This March 2002 file photo shows a deer tick under a microscope in the entomology lab at the University of Rhode Island in South Kingstown, Rhode Island. Credit: Victoria Arocho / AP

A Knox County resident has contracted the Powassan virus, marking the second recorded infection in Maine in a month.

The resident likely got infected in June, according to Robert Long, spokesperson for the Maine Center for Disease Control and Prevention.

Nationwide, 25 cases of the virus have been detected each year since 2015, with Maine detecting 10 cases since 2010, Long said.

Last month, a Waldo County resident contracted the virus and is recovering after a stay in the hospital. It was the first recorded infection in Maine this year.

It wasn’t immediately clear where the two Mainers contracted the virus, however, it is transmitted to humans by deer and woodchuck ticks.

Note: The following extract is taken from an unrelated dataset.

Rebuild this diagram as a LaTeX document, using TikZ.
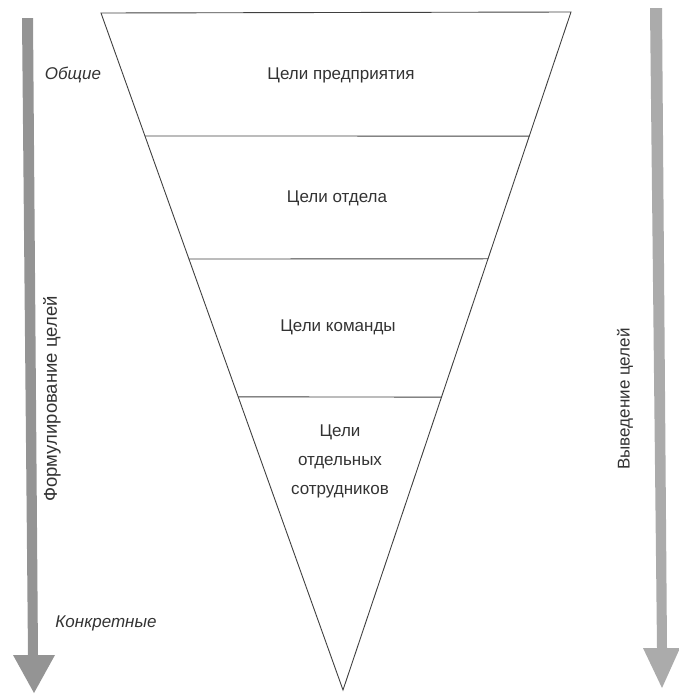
\documentclass[tikz,border=0pt]{standalone}
\usepackage{fontspec}
\setmainfont{Liberation Sans}
\usetikzlibrary{calc}
\begin{document}
\begin{tikzpicture}[x=1pt,y=-1pt,
  edge/.style={draw=black!75,line width=0.9pt},
  lbl/.style={font=\fontsize{17}{29}\selectfont,text=black!80,align=center,inner sep=0pt},
  side/.style={font=\fontsize{17}{20}\selectfont\itshape,text=black!80,inner sep=0pt},
  vlbl/.style={font=\fontsize{#1}{20}\selectfont,text=black!80,inner sep=0pt,rotate=90}]
\useasboundingbox (0,0) rectangle (678,694);
% triangle
\coordinate (tl) at (101,13);
\coordinate (tr) at (571,12);
\coordinate (ap) at (343,690);
\coordinate (l1) at ($(tl)!0.1817!(ap)$);
\coordinate (r1) at ($(tr)!0.183!(ap)$);
\coordinate (l2) at ($(tl)!0.3634!(ap)$);
\coordinate (r2) at ($(tr)!0.364!(ap)$);
\coordinate (l3) at ($(tl)!0.567!(ap)$);
\coordinate (r3) at ($(tr)!0.568!(ap)$);
\draw[edge] (tl) -- (tr) -- (ap) -- cycle;
\draw[edge] (l1) -- (r1);
\draw[edge] (l2) -- (r2);
\draw[edge] (l3) -- (r3);
% labels
\node[lbl] (n1) at (341,75) {Цели предприятия};
\node[lbl] (n2) at (337,198) {Цели отдела};
\node[lbl] (n3) at (338,327) {Цели команды};
\node[lbl] (n4) at (340,461) {Цели\\отдельных\\сотрудников};
% left arrow
\fill[black!42] (22,18) -- (33,18) -- (38,655) -- (55,655) -- (34,693) -- (13,655) -- (28,655) -- cycle;
% right arrow
\fill[black!33] (650,8) -- (662,8) -- (667,648) -- (680,648) -- (662,688) -- (643,648) -- (657,648) -- cycle;
% side labels
\node[side] (gen) at (73,75) {Общие};
\node[side] (con) at (106,623) {Конкретные};
\node[vlbl=18.5] (form) at (52,399) {Формулирование целей};
\node[vlbl=17] (der) at (625,399) {Выведение целей};
\end{tikzpicture}
\end{document}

Symptoms of the Powassan virus include fever, headache, vomiting, weakness, confusion, seizures and memory loss. More serious neurologic issues can occur, including infection of the brain and the membranes around the brain and spinal column, Long said. Severe infections can result in death.

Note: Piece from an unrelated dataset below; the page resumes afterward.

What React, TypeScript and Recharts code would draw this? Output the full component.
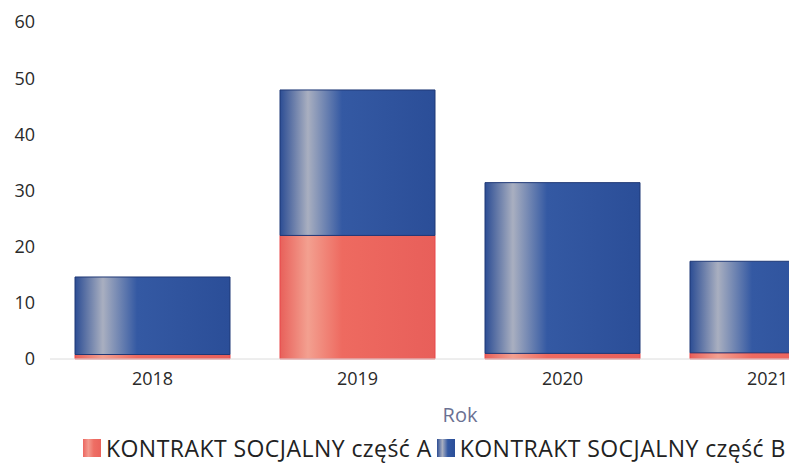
import { BarChart, Bar, XAxis, YAxis, CartesianGrid } from 'recharts';

const years = ['2018', '2019', '2020', '2021'];
const partA = [0.8, 22, 1, 1.1];
const partB = [13.8, 25.9, 30.4, 16.3];
const yTicks = [0, 10, 20, 30, 40, 50, 60];
const seriesNames = ['KONTRAKT SOCJALNY część A', 'KONTRAKT SOCJALNY część B'];

const data = years.map((year, i) => ({ year, a: partA[i], b: partB[i] }));

const font = '"Open Sans", "Noto Sans", sans-serif';

export default function App() {
  return (
    <div style={{ position: 'relative', width: 789, height: 459, overflow: 'hidden', fontFamily: font, background: '#fff' }}>
      <BarChart
        width={900}
        height={459}
        data={data}
        margin={{ top: 14, right: 38, bottom: 48, left: 0 }}
        barCategoryGap={25}
      >
        <defs>
          <linearGradient id="gradB" x1="0" y1="0" x2="1" y2="0">
            <stop offset="0%" stopColor="#2c4d94" />
            <stop offset="18%" stopColor="#a9afc0" />
            <stop offset="40%" stopColor="#3459a3" />
            <stop offset="100%" stopColor="#2b4e98" />
          </linearGradient>
          <linearGradient id="gradA" x1="0" y1="0" x2="1" y2="0">
            <stop offset="0%" stopColor="#e8605a" />
            <stop offset="18%" stopColor="#f3a090" />
            <stop offset="40%" stopColor="#ee6a60" />
            <stop offset="100%" stopColor="#e85f5a" />
          </linearGradient>
        </defs>
        <CartesianGrid vertical={false} horizontal={false} />
        <XAxis
          dataKey="year"
          height={60}
          axisLine={{ stroke: '#dcdcdc' }}
          tickLine={false}
          tickMargin={7}
          tick={{ fill: '#2a2a2a', fontSize: 18, fontFamily: font }}
          label={{ value: 'Rok', position: 'insideBottom', offset: -3, fill: '#6b7193', fontSize: 20, fontFamily: font }}
        />
        <YAxis
          width={42}
          domain={[0, 60]}
          ticks={yTicks}
          axisLine={false}
          tickLine={false}
          tickMargin={9}
          tick={{ fill: '#2a2a2a', fontSize: 18, fontFamily: font }}
        />
        <Bar dataKey="a" stackId="s" name={seriesNames[0]} fill="url(#gradA)" stroke="#e8484a" strokeWidth={1} isAnimationActive={false} />
        <Bar dataKey="b" stackId="s" name={seriesNames[1]} fill="url(#gradB)" stroke="#1f3876" strokeWidth={1} isAnimationActive={false} />
      </BarChart>
      <div style={{ position: 'absolute', left: 75, top: 426, display: 'flex', alignItems: 'center', whiteSpace: 'nowrap', fontSize: 23, lineHeight: '28px', letterSpacing: 0.45, color: '#222', fontFamily: font }}>
        <span style={{ display: 'inline-block', width: 18, height: 18, background: 'linear-gradient(to right, #ec6660, #f39a8e 30%, #ee6e64 60%, #ea635c)', marginRight: 5 }} />
        <span style={{ marginRight: 5 }}>{seriesNames[0]}</span>
        <span style={{ display: 'inline-block', width: 18, height: 18, background: 'linear-gradient(to right, #2c4d94, #a9afc0 30%, #3459a3 60%, #2b4e98)', marginRight: 5 }} />
        <span>{seriesNames[1]}</span>
      </div>
    </div>
  );
}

Powassan symptoms are similar to other tick- and mosquito-borne diseases, including eastern equine encephalitis, Jamestown Canyon virus and West Nile virus.

Deer ticks can also carry bacteria that cause Lyme disease, anaplasmosis, babesiosis and other illnesses.

No specific treatment is available for these viral diseases. Many people infected with the viruses carried by ticks and mosquitoes do not have symptoms. If you experience symptoms, call a health care provider as soon as you can.